Catégories
Varia sur la Passe #72

UN SÉSAME

par Patrick Monribot

 

Après un bref écho d’une expérience de passeur, les récentes contributions au présent débat sur la passe – notamment celle de Pierre-Gilles Guéguen (JJ, n° 69) – m’invitent à livrer un vignette sur l’angoisse du passant passé.

Il s’agit d’une difficulté rencontrée au moment de ma nomination d’AE.

Quand celle-ci fut annoncée, je n’ai pas plus dégringolé de ma chaise que je ne suis monté au lustre : j’ai été inquiet. Je m’attendais pourtant à ce verdict. Avant même le résultat de la procédure qui fit certitude, une sorte d’intuition s’était imposée. Sans doute avais-je été étonné et convaincu par ma propre démonstration, non par suffisance ni par auto suggestion. Cette intime conviction n’était pas le fruit du logocentrisme ayant permis d’organiser la fiction et la logique du témoignage mais le résultat inattendu d’un événement de corps survenu pendant une rencontre avec l’un des passeurs. Bref, à cause d’un réel du corps qui m’a surpris et ne m’a pas trompé – j’en ai témoigné en temps voulu.

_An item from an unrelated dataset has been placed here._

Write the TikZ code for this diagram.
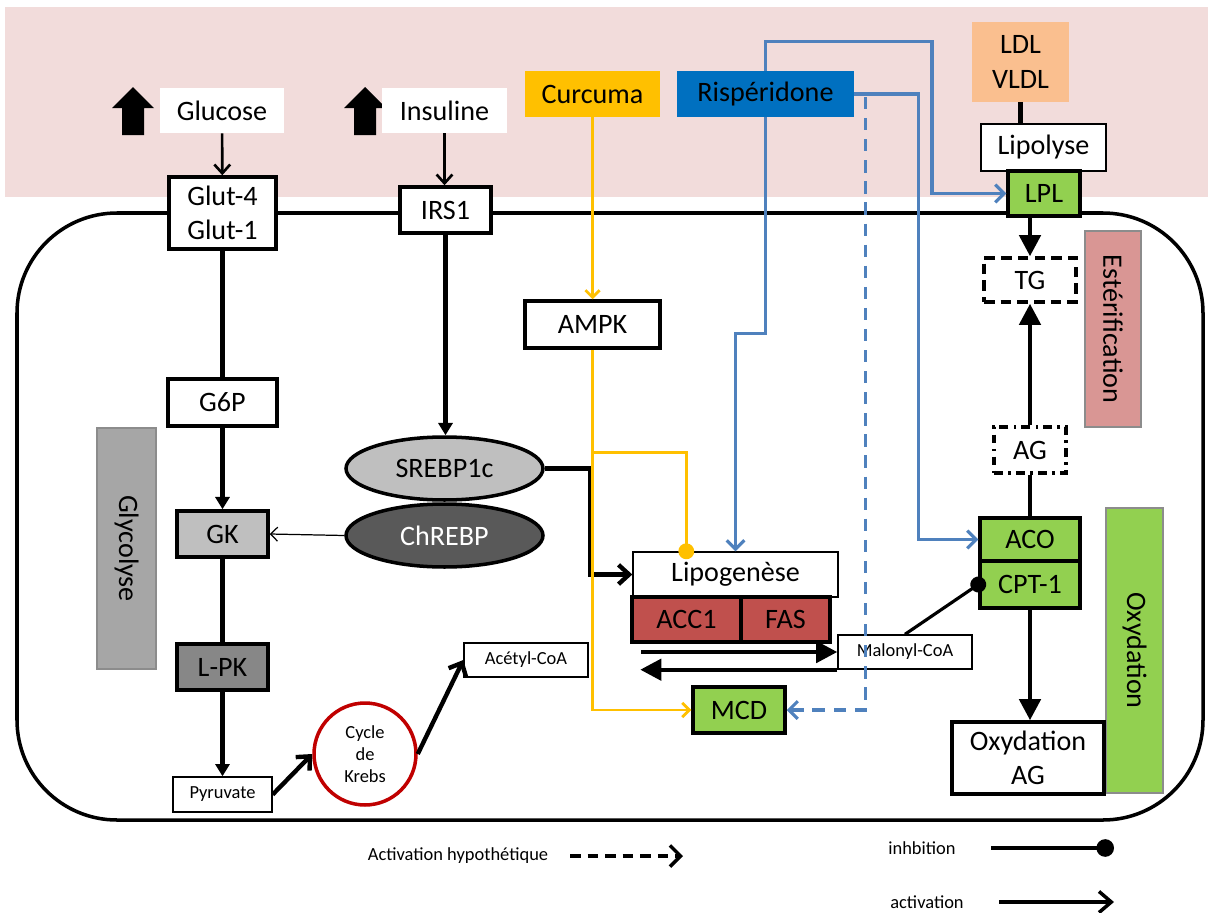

Pourtant, une fois confirmée la nomination, j’ai été rattrapé par un « manque-à-savoir » : pourquoi m’avaient-ils nommé ? Certains collègues ont voulu savoir pourquoi ils n’avaient pas été nommés. Paradoxalement, l’inverse s’est produit en ce qui me concerne : j’ai consulté soigneusement, un par un, les cinq membres du cartel pour obtenir raison de la nomination. Et j’ai obtenu cinq explications différentes, mais complémentaires… Cinq raisons qui m’ont permis d’éclairer la décision collective du cartel.

Cela n’a pas suffit à résorber l’inquiétude. J’ai rencontré un psychanalyste – « le meilleur d’entre nous », comme dit Esthela Solano (JJ n° 69) – à trois ou quatre reprises afin de m’aider à trouver le fil doctrinal qui me permettrait d’embrayer sur les trois années d’enseignement attendues d’un nouvel AE, au-delà de la simple fiction du témoignage – trois années redoutées. J’avais la clinique de ma cure dans la poche mais je cherchais anxieusement un fil rouge épistémique.

L’analyste sollicité n’était mon analyste ; il n’était pas davantage membre du cartel qui m’avait nommé, mais il était par moi supposé savoir éclairer ma lanterne, et ce pour diverses raisons qui n’étaient pas étrangères à la fin de ma cure. De fait, il n’a rien déduit mais, à la façon de Socrate, il a créé les conditions de ma propre trouvaille. Je me souviens d’une parole extrêmement rassurante : « L’AE soutient son École, et l’École soutient ses AE. » J’ai pu apaiser une folle inquiétude et me lancer dans l’arène mensuelle de ce qui, à l’époque, s’appelait le « laboratoire des AE » avant de devenir la « soirée des AE ».

J’ai ainsi trouvé une solution à la difficulté théorique qui excitait mon surmoi sur le mode « Vais-je y arriver ? »

Épilogue. S’appuyer sur les membres du cartel qui nomme et sur un analyste (à la façon du « contrôle ») sont des pistes possibles pour ceux qui, fraîchement débarqués dans notre communauté de travail, hésiteraient à franchir le pas de la procédure au motif de n’être pas « savant assez ». Il s’agit de trouver un coup de pouce analytique qui soit un sésame. Question de pichenette. Le reste suit comme effet de nomination. C’est une autre façon de s’autoriser de soi-même et « de quelques autres ».